The ancient Greeks believed that the great athlete must inevitably be a hero. Elegance of form, muscularity, graceful strength--these were moral qualities because they reflected the inner life.

In most sports bars, the fans drinking their beers would doubtlessly shy away from such nakedly pagan beliefs. And yet, don't most of us incline to trust the morality of the beautiful person over the ugly person? We would open the door at night to the man who looks like Robert Redford before we ever opened the door to some scarface. We elect politicians who are photogenic. We trust the evening news from an attractive talking head.

But the sports pages, alas, are filled with news of falling stars. The running back at one school is under arrest for attempted murder. At another, the charge against several players is rape. Or drugs. Or guns. The basketball star involved in a hit-and-run, a few weeks later has bailed out of college to sign a multimillion-dollar deal with a team in Texas.

Because of the ancient faith we have in the athlete-hero, there is much gnashing of teeth from fans. Grown spectators sound like children who have finally learned the truth about Santa Claus.

All this summer, for example, many people have boycotted major league baseball. They say they are angry at the players for going on strike; they complain that the players care only about money. On TV, there is a maudlin piece about the near-empty bleachers. The journalist intones that it will take time for baseball "to win back the faith of its fans."

A traditional theory about sports proposes that sports please us for being removed from the everyday. Sports take us away from mundane concerns, entertain us with skills that are exercised within elaborate rules. Adults playing a child's game.

And yet, of course, many of us also want to believe that sports are true to our lives, exemplary. We romanticize the athlete as a moral example because we think that sports reveal some essential greatness in the human. We believe, as the Greeks did centuries before us, that sports express the heroic possibility.

So we are devastated by the news on the sports page. Every day, it seems, we find stories about failed athletes. Criminal athletes. Was it always this way?

Privately, Americans complain about the "new breed" of athletes now in amateur and professional sports. People mean the black ghetto kids, of course. People mean that the kids excelling in sports today are not as nice as the kids of earlier generations. Mike Tyson is not as nice as Rocky Marciano.

My own suspicion is that we tend to know more about an athlete's private life today than we dared to know in earlier years. Generations ago, Americans admired Ty Cobb. Today, we recognize the sociopath beneath the baseball uniform.

In 1995, there is open discussion of Mickey Mantle's alcoholism. Forty years ago, he won America's heart: This year, we begrudge him a liver. Today, it is news when a Nebraska college player is arrested for allegedly assaulting an ex-girlfriend. Six years ago, who bothered to read the tiny item that reported that Simpson had assaulted his wife?

Do not misunderstand: I am not saying that behind every athlete is a sordid life. I do think that there have been remarkable men and women in every sport, in every generation.

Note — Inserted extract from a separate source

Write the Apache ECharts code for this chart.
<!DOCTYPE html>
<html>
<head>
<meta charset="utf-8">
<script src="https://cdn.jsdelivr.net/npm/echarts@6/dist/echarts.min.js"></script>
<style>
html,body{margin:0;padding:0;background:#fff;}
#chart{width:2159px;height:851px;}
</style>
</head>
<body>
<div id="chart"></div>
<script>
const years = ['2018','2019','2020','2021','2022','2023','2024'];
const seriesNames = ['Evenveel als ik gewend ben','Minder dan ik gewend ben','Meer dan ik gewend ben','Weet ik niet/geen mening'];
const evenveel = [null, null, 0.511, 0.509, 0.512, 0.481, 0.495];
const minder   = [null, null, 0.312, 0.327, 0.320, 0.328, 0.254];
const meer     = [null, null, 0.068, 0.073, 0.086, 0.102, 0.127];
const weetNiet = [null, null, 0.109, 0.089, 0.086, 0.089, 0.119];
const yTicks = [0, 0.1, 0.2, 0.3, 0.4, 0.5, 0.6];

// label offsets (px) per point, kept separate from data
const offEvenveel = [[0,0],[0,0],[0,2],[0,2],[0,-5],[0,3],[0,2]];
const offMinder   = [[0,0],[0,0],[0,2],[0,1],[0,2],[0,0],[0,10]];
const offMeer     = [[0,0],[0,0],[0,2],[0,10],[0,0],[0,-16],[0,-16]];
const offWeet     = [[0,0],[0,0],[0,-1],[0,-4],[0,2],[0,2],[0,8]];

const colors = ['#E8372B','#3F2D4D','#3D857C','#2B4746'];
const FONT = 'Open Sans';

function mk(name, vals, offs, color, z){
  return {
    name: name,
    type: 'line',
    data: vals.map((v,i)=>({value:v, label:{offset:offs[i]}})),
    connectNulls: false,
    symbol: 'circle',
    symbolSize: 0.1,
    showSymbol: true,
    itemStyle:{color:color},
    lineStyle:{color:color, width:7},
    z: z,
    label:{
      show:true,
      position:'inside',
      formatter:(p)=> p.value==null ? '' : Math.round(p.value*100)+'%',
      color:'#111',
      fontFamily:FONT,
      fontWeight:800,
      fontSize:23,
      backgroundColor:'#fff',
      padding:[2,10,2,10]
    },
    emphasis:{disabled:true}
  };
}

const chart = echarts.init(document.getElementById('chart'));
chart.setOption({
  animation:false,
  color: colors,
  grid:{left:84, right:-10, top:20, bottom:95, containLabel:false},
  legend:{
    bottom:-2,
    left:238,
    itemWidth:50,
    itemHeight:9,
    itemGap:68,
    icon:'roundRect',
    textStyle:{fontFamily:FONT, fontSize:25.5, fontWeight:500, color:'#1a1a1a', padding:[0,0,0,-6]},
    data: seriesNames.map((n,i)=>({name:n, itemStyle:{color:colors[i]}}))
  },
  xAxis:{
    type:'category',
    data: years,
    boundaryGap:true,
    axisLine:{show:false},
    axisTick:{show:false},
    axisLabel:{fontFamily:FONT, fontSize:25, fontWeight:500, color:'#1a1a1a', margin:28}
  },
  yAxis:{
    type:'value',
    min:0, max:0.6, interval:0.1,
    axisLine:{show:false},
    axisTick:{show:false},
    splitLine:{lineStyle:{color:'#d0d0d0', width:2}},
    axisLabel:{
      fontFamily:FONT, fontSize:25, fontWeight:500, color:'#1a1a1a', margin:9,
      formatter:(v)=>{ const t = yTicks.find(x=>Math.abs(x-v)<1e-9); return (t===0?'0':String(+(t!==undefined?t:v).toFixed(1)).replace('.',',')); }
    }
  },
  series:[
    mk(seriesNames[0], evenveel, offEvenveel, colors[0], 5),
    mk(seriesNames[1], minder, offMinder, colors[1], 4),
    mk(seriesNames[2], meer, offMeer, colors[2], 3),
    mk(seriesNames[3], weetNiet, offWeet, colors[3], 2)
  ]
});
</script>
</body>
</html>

Nor do I scorn the notion that athletics can be, in some way, "character-building." Bravery, self-discipline, comaraderie, modesty--such qualities can be learned on a playing field.

What I find worthy of deflation, however, is the Greek, the pagan romance that equates athletic skill with virtue. I do not think that the superb quarterback is necessarily a good husband or father or son. Moreover, I think, the playing field doesn't elevate us as often as it reveals who we really are as a society off the field. Our values are not enhanced by athletics but exposed by them.

The athlete who gets probation from the court and then signs a multimillion-dollar contract as a pro comes from a campus where university executives bestow big-dollar raises and golden parachutes on one another, all the while proclaiming the need for "austerity" to the rest of the school.